LOS ANGELES -- It has been a few years since The Academy launched a major diversity initiative, and gains have been made, but some notable exclusions this year have many calling for more progress.
Guillermo del Toro has won a couple of Oscars and earned his first nomination more than 15 years ago.
Now he is back in the Oscar race again with "Pinocchio."
"We wanted to create a movie about a puppet executed by using puppets to tell the tale," he said.
A trip to an exhibit at MoMA marked a return to his roots. Del Toro got his start in Mexico before finding fame in the U.S.
But a veteran reporter says Latinos are still under-represented in Hollywood.
"We need our Wakanda.

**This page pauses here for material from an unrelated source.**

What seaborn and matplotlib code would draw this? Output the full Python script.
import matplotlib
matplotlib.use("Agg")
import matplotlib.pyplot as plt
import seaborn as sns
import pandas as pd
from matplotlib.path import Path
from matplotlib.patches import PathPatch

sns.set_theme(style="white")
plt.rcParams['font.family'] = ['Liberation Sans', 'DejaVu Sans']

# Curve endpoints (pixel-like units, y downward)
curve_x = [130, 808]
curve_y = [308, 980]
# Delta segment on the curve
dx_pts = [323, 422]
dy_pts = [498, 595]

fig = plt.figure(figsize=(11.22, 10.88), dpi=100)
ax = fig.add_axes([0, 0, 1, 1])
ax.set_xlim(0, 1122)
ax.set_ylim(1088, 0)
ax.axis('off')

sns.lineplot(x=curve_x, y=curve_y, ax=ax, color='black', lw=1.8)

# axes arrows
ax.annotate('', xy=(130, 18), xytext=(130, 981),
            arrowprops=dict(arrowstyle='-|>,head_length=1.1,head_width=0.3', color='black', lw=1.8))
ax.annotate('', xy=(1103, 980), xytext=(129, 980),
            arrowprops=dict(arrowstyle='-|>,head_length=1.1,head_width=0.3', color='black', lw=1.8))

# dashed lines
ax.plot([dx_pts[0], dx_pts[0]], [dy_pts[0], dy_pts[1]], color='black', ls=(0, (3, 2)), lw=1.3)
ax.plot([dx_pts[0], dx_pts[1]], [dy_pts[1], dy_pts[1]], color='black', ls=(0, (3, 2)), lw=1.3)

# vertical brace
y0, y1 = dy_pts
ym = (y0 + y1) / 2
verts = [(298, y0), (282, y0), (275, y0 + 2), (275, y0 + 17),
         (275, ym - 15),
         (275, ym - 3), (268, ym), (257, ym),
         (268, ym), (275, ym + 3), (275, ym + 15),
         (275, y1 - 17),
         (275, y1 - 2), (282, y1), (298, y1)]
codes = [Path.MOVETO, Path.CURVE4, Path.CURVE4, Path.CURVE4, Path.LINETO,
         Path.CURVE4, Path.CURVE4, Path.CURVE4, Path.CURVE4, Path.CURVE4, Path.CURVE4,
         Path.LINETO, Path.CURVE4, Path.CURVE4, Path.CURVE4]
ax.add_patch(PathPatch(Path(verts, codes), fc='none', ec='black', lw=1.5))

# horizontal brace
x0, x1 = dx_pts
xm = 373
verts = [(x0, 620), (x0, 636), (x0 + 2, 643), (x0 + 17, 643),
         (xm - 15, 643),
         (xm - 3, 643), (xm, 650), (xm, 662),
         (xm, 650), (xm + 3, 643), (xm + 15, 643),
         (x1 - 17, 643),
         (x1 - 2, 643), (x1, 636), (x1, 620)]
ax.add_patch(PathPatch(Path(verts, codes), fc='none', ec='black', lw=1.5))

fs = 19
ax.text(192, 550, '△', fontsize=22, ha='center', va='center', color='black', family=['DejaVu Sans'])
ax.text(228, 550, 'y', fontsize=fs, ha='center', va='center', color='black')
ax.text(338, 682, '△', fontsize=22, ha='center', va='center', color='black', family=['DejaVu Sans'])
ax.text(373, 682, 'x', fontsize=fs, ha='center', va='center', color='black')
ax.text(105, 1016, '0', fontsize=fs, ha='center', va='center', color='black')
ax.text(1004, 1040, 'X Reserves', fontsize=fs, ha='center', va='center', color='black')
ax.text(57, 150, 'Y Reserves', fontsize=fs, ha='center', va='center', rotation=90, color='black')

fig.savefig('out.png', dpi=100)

We Latinos need to have a movie where we are at the front and there's not an immigration story or we're the help," host Alfonso Diaz said.
The National Board of Review Awards presented a good opportunity to talk with one of the winners about lingering racism.
"It's systemic, it's not just located here or just located there, ou have to look at how the micro-nuances are happening too, this is still something that has to be reckoned with," said actress Danielle Deadwyler.
A reckoning definitely happened when Deadwyler was left off the list of Oscar nominees for her performance in "Till."
A lobbying campaign on social media led to lesser-known work getting a nod in the Best Actress category, which in turn led to an investigation by the Academy.
"In all of this, we want a diverse slate of nominations, and that means many things. Small films, big films," said Academy CEO Bill Kramer. "We'd love to see more female directors."
Sarah Polley's "Women Talking" had many thinking she'd get a nomination for directing, but she didn't. And the contenders are once again all men.